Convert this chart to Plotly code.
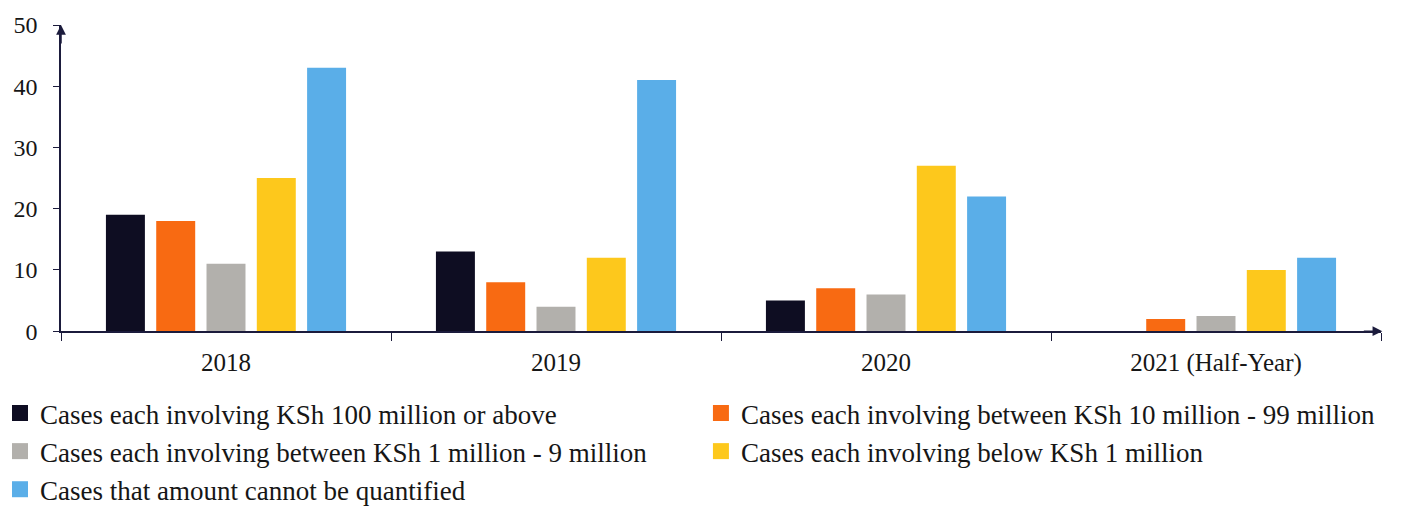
import plotly.graph_objects as go

categories = ["2018", "2019", "2020", "2021 (Half-Year)"]
series_names = [
    "Cases each involving KSh 100 million or above",
    "Cases each involving between KSh 10 million - 99 million",
    "Cases each involving between KSh 1 million - 9 million",
    "Cases each involving below KSh 1 million",
    "Cases that amount cannot be quantified",
]
above_100m = [19, 13, 5, 0]
between_10m_99m = [18, 8, 7, 2]
between_1m_9m = [11, 4, 6, 2.5]
below_1m = [25, 12, 27, 10]
not_quantified = [43, 41, 22, 12]
y_ticks = [0, 10, 20, 30, 40, 50]

series_values = [above_100m, between_10m_99m, between_1m_9m, below_1m, not_quantified]
colors = ["#0e0d22", "#f86a12", "#b2b0ac", "#fdc81c", "#5aaee8"]
legend_ids = ["legend", "legend2", "legend", "legend2", "legend"]

AXIS = "#1b1b3c"
FONT = "Liberation Serif"
TXT = "#161616"

fig = go.Figure()
for name, vals, col, lg in zip(series_names, series_values, colors, legend_ids):
    fig.add_trace(go.Bar(x=categories, y=vals, name=name, marker_color=col,
                         marker_line_width=0, showlegend=False))
    fig.add_trace(go.Scatter(x=[None], y=[None], mode="markers", name=name,
                             legend=lg,
                             marker=dict(symbol="square", size=18, color=col)))

legend_common = dict(orientation="v", xanchor="left", yanchor="top",
                     yref="container", y=0.2343,
                     font=dict(family=FONT, size=27, color=TXT),
                     itemclick=False, bgcolor="rgba(0,0,0,0)", borderwidth=0)

fig.update_layout(
    width=1404, height=508,
    margin=dict(l=61, r=23, t=23, b=176),
    paper_bgcolor="white", plot_bgcolor="white",
    barmode="group", bargap=0.238, bargroupgap=0.225,
    font=dict(family=FONT, size=24, color=TXT),
    showlegend=True,
    legend=dict(x=-0.0508, **legend_common),
    legend2=dict(x=0.4848, **legend_common),
    xaxis=dict(type="category", showline=True, linecolor=AXIS, linewidth=1.5,
               ticks="outside", tickson="boundaries", ticklen=8, tickcolor=AXIS,
               showgrid=False, tickfont=dict(size=25), ticklabelstandoff=8),
    yaxis=dict(range=[0, 50], tickvals=y_ticks, showline=True, linecolor=AXIS,
               linewidth=1.5, ticks="outside", ticklen=6, tickcolor=AXIS,
               showgrid=False, zeroline=False, tickfont=dict(size=24),
               ticklabelstandoff=11),
)

# arrowheads at the ends of the axes
fig.add_annotation(xref="paper", yref="paper", x=0, y=1.0, ax=0, ay=20,
                   showarrow=True, arrowhead=2, arrowsize=1.3, arrowwidth=1.5,
                   arrowcolor=AXIS, text="")
fig.add_annotation(xref="paper", yref="paper", x=1.001, y=0, ax=-20, ay=0,
                   showarrow=True, arrowhead=2, arrowsize=1.3, arrowwidth=1.5,
                   arrowcolor=AXIS, text="")

fig.write_html("out.html", config={"displayModeBar": False},
               post_script="document.body.style.margin='0';document.body.style.overflow='hidden';")
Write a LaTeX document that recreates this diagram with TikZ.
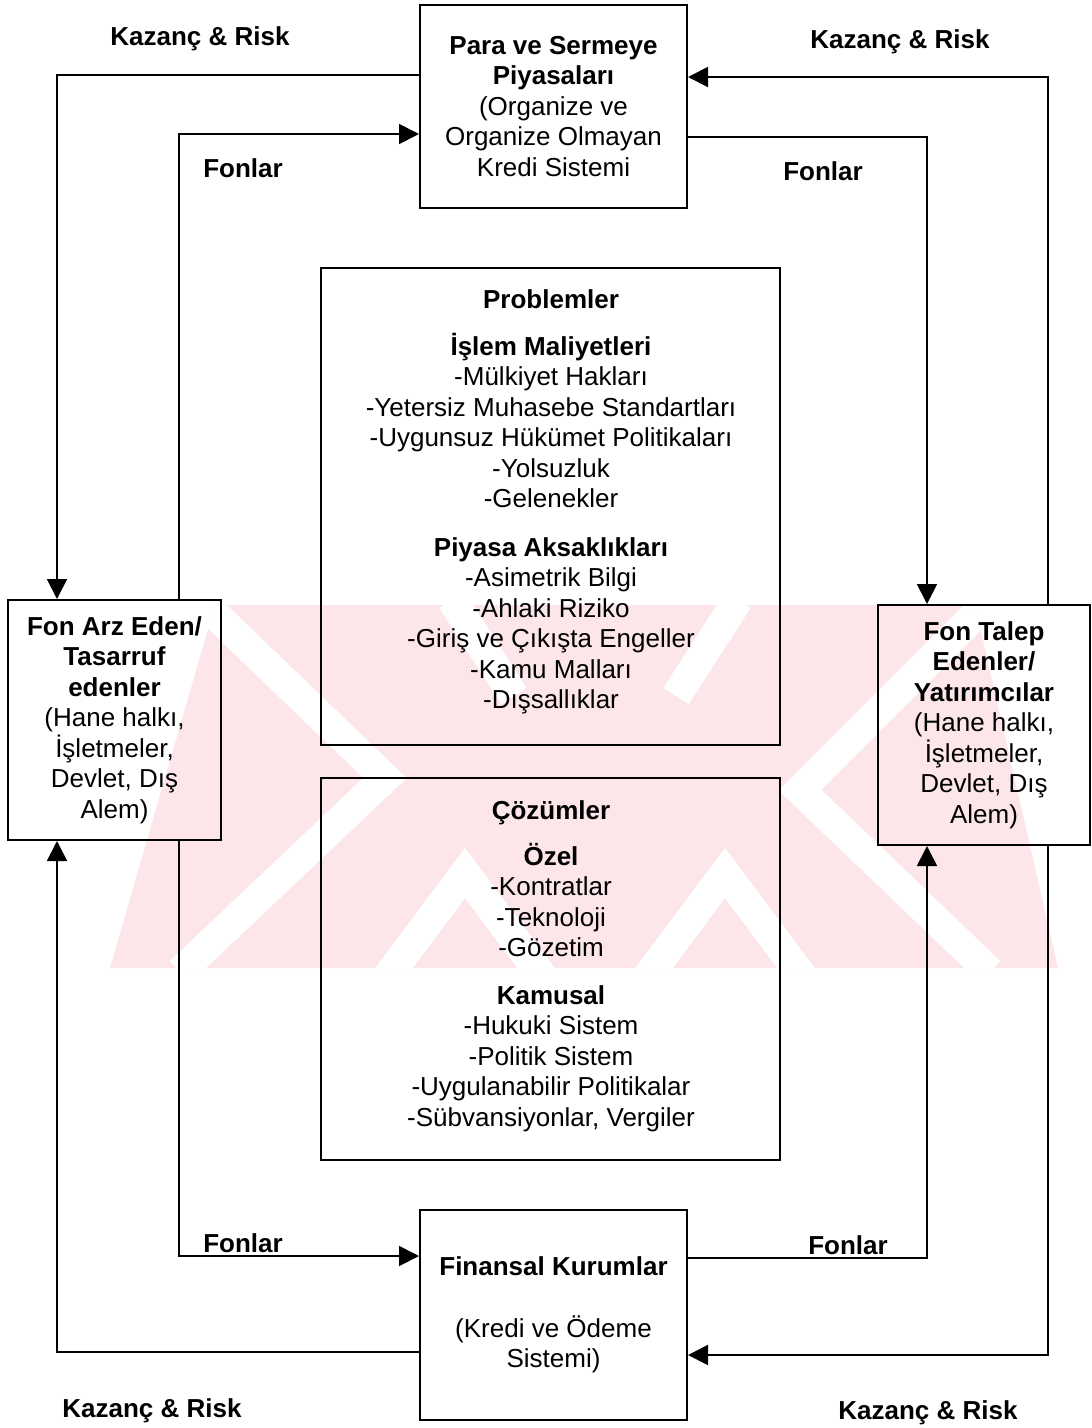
\documentclass[tikz,border=0pt]{standalone}
\usepackage{fontspec}
\setmainfont{Liberation Sans}
\usetikzlibrary{arrows.meta}
\definecolor{wm}{RGB}{252,230,234}
\newcommand{\msize}{\fontsize{26}{30.5}\selectfont}
\begin{document}
\begin{tikzpicture}[x=1pt,y=-1pt,
  box/.style={draw, line width=2pt, inner sep=0pt, align=center, font=\msize},
  sidebox/.style={box, minimum width=213pt, minimum height=240pt},
  txt/.style={align=center, font=\msize, inner sep=0pt},
  lbl/.style={font=\msize\bfseries, inner sep=0pt},
  conn/.style={line width=1.8pt},
  arr/.style={conn, -{Triangle[length=20pt,width=20pt]}},
  gap/.style={white, line width=30pt, line join=miter}]
\useasboundingbox (0,0) rectangle (1092,1428);
% watermark (faint background logo)
\begin{scope}
\clip (215,605) -- (975,605) -- (1058,968) -- (110,968) -- cycle;
\fill[wm] (100,600) rectangle (1070,970);
\draw[gap] (200,600) -- (385,778) -- (180,972);
\draw[gap] (990,600) -- (800,790) -- (990,972);
\draw[gap] (385,980) -- (465,873) -- (545,980);
\draw[gap] (645,980) -- (725,873) -- (805,980);
\draw[gap] (676,696) -- (738,600);
\draw[gap] (514,696) -- (452,600);
\end{scope}
% boxes
\node[box, minimum width=267pt, minimum height=203pt] (pm) at (553.5,106.5)
  {\textbf{Para ve Sermeye}\\\textbf{Piyasaları}\\(Organize ve\\Organize Olmayan\\Kredi Sistemi};
\node[box, minimum width=459pt, minimum height=477pt] (pb) at (550.5,506.5) {};
\node[txt] (ptxt) at (551,502)
  {\textbf{Problemler}\\[16.5pt]\textbf{İşlem Maliyetleri}\\-Mülkiyet Hakları\\-Yetersiz Muhasebe Standartları\\-Uygunsuz Hükümet Politikaları\\-Yolsuzluk\\-Gelenekler\\[18pt]\textbf{Piyasa Aksaklıkları}\\-Asimetrik Bilgi\\-Ahlaki Riziko\\-Giriş ve Çıkışta Engeller\\-Kamu Malları\\-Dışsallıklar};
\node[box, minimum width=459pt, minimum height=382pt] (cb) at (550.5,969) {};
\node[txt] (ctxt) at (551,966)
  {\textbf{Çözümler}\\[15.5pt]\textbf{Özel}\\-Kontratlar\\-Teknoloji\\-Gözetim\\[17pt]\textbf{Kamusal}\\-Hukuki Sistem\\-Politik Sistem\\-Uygulanabilir Politikalar\\-Sübvansiyonlar, Vergiler};
\node[sidebox] (lb) at (114.5,720)
  {\textbf{Fon Arz Eden/}\\\textbf{Tasarruf}\\\textbf{edenler}\\(Hane halkı,\\İşletmeler,\\Devlet, Dış\\Alem)};
\node[sidebox, minimum width=212pt] (rb) at (984,725)
  {\textbf{Fon Talep}\\\textbf{Edenler/}\\\textbf{Yatırımcılar}\\(Hane halkı,\\İşletmeler,\\Devlet, Dış\\Alem)};
\node[box, minimum width=267pt, minimum height=210pt] (fk) at (553.5,1315)
  {\textbf{Finansal Kurumlar}\\[31pt](Kredi ve Ödeme\\Sistemi)};
% connectors
\draw[arr] (pm.west |- 0,75) -| (lb.north -| 57,0);
\draw[arr] (lb.north -| 179,0) |- (pm.west |- 0,134);
\draw[arr] (rb.north -| 1048,0) |- (pm.east |- 0,77);
\draw[arr] (pm.east |- 0,137) -| (rb.north -| 927,0);
\draw[arr] (lb.south -| 179,0) |- (fk.west |- 0,1256);
\draw[arr] (fk.west |- 0,1352) -| (lb.south -| 57,0);
\draw[arr] (fk.east |- 0,1258) -| (rb.south -| 927,0);
\draw[arr] (rb.south -| 1048,0) |- (fk.east |- 0,1355);
% labels
\node[lbl] (kr1) at (200,39) {Kazanç \& Risk};
\node[lbl] (kr2) at (900,42) {Kazanç \& Risk};
\node[lbl] (kr3) at (152,1411) {Kazanç \& Risk};
\node[lbl] (kr4) at (928,1413) {Kazanç \& Risk};
\node[lbl] (f1) at (243,168) {Fonlar};
\node[lbl] (f2) at (823,171) {Fonlar};
\node[lbl] (f3) at (243,1243) {Fonlar};
\node[lbl] (f4) at (848,1245) {Fonlar};
\end{tikzpicture}
\end{document}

----------

* AIM
Copy out all of the data word for word. Do not carry over any picture.

* THE RESULT
Convert this chart to Plotly code.
import plotly.graph_objects as go

categories = ["2018", "2019", "2020", "2021 (Half-Year)"]
series_names = [
    "Cases each involving KSh 100 million or above",
    "Cases each involving between KSh 10 million - 99 million",
    "Cases each involving between KSh 1 million - 9 million",
    "Cases each involving below KSh 1 million",
    "Cases that amount cannot be quantified",
]
above_100m = [19, 13, 5, 0]
between_10m_99m = [18, 8, 7, 2]
between_1m_9m = [11, 4, 6, 2.5]
below_1m = [25, 12, 27, 10]
not_quantified = [43, 41, 22, 12]
y_ticks = [0, 10, 20, 30, 40, 50]

series_values = [above_100m, between_10m_99m, between_1m_9m, below_1m, not_quantified]
colors = ["#0e0d22", "#f86a12", "#b2b0ac", "#fdc81c", "#5aaee8"]
legend_ids = ["legend", "legend2", "legend", "legend2", "legend"]

AXIS = "#1b1b3c"
FONT = "Liberation Serif"
TXT = "#161616"

fig = go.Figure()
for name, vals, col, lg in zip(series_names, series_values, colors, legend_ids):
    fig.add_trace(go.Bar(x=categories, y=vals, name=name, marker_color=col,
                         marker_line_width=0, showlegend=False))
    fig.add_trace(go.Scatter(x=[None], y=[None], mode="markers", name=name,
                             legend=lg,
                             marker=dict(symbol="square", size=18, color=col)))

legend_common = dict(orientation="v", xanchor="left", yanchor="top",
                     yref="container", y=0.2343,
                     font=dict(family=FONT, size=27, color=TXT),
                     itemclick=False, bgcolor="rgba(0,0,0,0)", borderwidth=0)

fig.update_layout(
    width=1404, height=508,
    margin=dict(l=61, r=23, t=23, b=176),
    paper_bgcolor="white", plot_bgcolor="white",
    barmode="group", bargap=0.238, bargroupgap=0.225,
    font=dict(family=FONT, size=24, color=TXT),
    showlegend=True,
    legend=dict(x=-0.0508, **legend_common),
    legend2=dict(x=0.4848, **legend_common),
    xaxis=dict(type="category", showline=True, linecolor=AXIS, linewidth=1.5,
               ticks="outside", tickson="boundaries", ticklen=8, tickcolor=AXIS,
               showgrid=False, tickfont=dict(size=25), ticklabelstandoff=8),
    yaxis=dict(range=[0, 50], tickvals=y_ticks, showline=True, linecolor=AXIS,
               linewidth=1.5, ticks="outside", ticklen=6, tickcolor=AXIS,
               showgrid=False, zeroline=False, tickfont=dict(size=24),
               ticklabelstandoff=11),
)

# arrowheads at the ends of the axes
fig.add_annotation(xref="paper", yref="paper", x=0, y=1.0, ax=0, ay=20,
                   showarrow=True, arrowhead=2, arrowsize=1.3, arrowwidth=1.5,
                   arrowcolor=AXIS, text="")
fig.add_annotation(xref="paper", yref="paper", x=1.001, y=0, ax=-20, ay=0,
                   showarrow=True, arrowhead=2, arrowsize=1.3, arrowwidth=1.5,
                   arrowcolor=AXIS, text="")

fig.write_html("out.html", config={"displayModeBar": False},
               post_script="document.body.style.margin='0';document.body.style.overflow='hidden';")
Write a LaTeX document that recreates this diagram with TikZ.
\documentclass[tikz,border=0pt]{standalone}
\usepackage{fontspec}
\setmainfont{Liberation Sans}
\usetikzlibrary{arrows.meta}
\definecolor{wm}{RGB}{252,230,234}
\newcommand{\msize}{\fontsize{26}{30.5}\selectfont}
\begin{document}
\begin{tikzpicture}[x=1pt,y=-1pt,
  box/.style={draw, line width=2pt, inner sep=0pt, align=center, font=\msize},
  sidebox/.style={box, minimum width=213pt, minimum height=240pt},
  txt/.style={align=center, font=\msize, inner sep=0pt},
  lbl/.style={font=\msize\bfseries, inner sep=0pt},
  conn/.style={line width=1.8pt},
  arr/.style={conn, -{Triangle[length=20pt,width=20pt]}},
  gap/.style={white, line width=30pt, line join=miter}]
\useasboundingbox (0,0) rectangle (1092,1428);
% watermark (faint background logo)
\begin{scope}
\clip (215,605) -- (975,605) -- (1058,968) -- (110,968) -- cycle;
\fill[wm] (100,600) rectangle (1070,970);
\draw[gap] (200,600) -- (385,778) -- (180,972);
\draw[gap] (990,600) -- (800,790) -- (990,972);
\draw[gap] (385,980) -- (465,873) -- (545,980);
\draw[gap] (645,980) -- (725,873) -- (805,980);
\draw[gap] (676,696) -- (738,600);
\draw[gap] (514,696) -- (452,600);
\end{scope}
% boxes
\node[box, minimum width=267pt, minimum height=203pt] (pm) at (553.5,106.5)
  {\textbf{Para ve Sermeye}\\\textbf{Piyasaları}\\(Organize ve\\Organize Olmayan\\Kredi Sistemi};
\node[box, minimum width=459pt, minimum height=477pt] (pb) at (550.5,506.5) {};
\node[txt] (ptxt) at (551,502)
  {\textbf{Problemler}\\[16.5pt]\textbf{İşlem Maliyetleri}\\-Mülkiyet Hakları\\-Yetersiz Muhasebe Standartları\\-Uygunsuz Hükümet Politikaları\\-Yolsuzluk\\-Gelenekler\\[18pt]\textbf{Piyasa Aksaklıkları}\\-Asimetrik Bilgi\\-Ahlaki Riziko\\-Giriş ve Çıkışta Engeller\\-Kamu Malları\\-Dışsallıklar};
\node[box, minimum width=459pt, minimum height=382pt] (cb) at (550.5,969) {};
\node[txt] (ctxt) at (551,966)
  {\textbf{Çözümler}\\[15.5pt]\textbf{Özel}\\-Kontratlar\\-Teknoloji\\-Gözetim\\[17pt]\textbf{Kamusal}\\-Hukuki Sistem\\-Politik Sistem\\-Uygulanabilir Politikalar\\-Sübvansiyonlar, Vergiler};
\node[sidebox] (lb) at (114.5,720)
  {\textbf{Fon Arz Eden/}\\\textbf{Tasarruf}\\\textbf{edenler}\\(Hane halkı,\\İşletmeler,\\Devlet, Dış\\Alem)};
\node[sidebox, minimum width=212pt] (rb) at (984,725)
  {\textbf{Fon Talep}\\\textbf{Edenler/}\\\textbf{Yatırımcılar}\\(Hane halkı,\\İşletmeler,\\Devlet, Dış\\Alem)};
\node[box, minimum width=267pt, minimum height=210pt] (fk) at (553.5,1315)
  {\textbf{Finansal Kurumlar}\\[31pt](Kredi ve Ödeme\\Sistemi)};
% connectors
\draw[arr] (pm.west |- 0,75) -| (lb.north -| 57,0);
\draw[arr] (lb.north -| 179,0) |- (pm.west |- 0,134);
\draw[arr] (rb.north -| 1048,0) |- (pm.east |- 0,77);
\draw[arr] (pm.east |- 0,137) -| (rb.north -| 927,0);
\draw[arr] (lb.south -| 179,0) |- (fk.west |- 0,1256);
\draw[arr] (fk.west |- 0,1352) -| (lb.south -| 57,0);
\draw[arr] (fk.east |- 0,1258) -| (rb.south -| 927,0);
\draw[arr] (rb.south -| 1048,0) |- (fk.east |- 0,1355);
% labels
\node[lbl] (kr1) at (200,39) {Kazanç \& Risk};
\node[lbl] (kr2) at (900,42) {Kazanç \& Risk};
\node[lbl] (kr3) at (152,1411) {Kazanç \& Risk};
\node[lbl] (kr4) at (928,1413) {Kazanç \& Risk};
\node[lbl] (f1) at (243,168) {Fonlar};
\node[lbl] (f2) at (823,171) {Fonlar};
\node[lbl] (f3) at (243,1243) {Fonlar};
\node[lbl] (f4) at (848,1245) {Fonlar};
\end{tikzpicture}
\end{document}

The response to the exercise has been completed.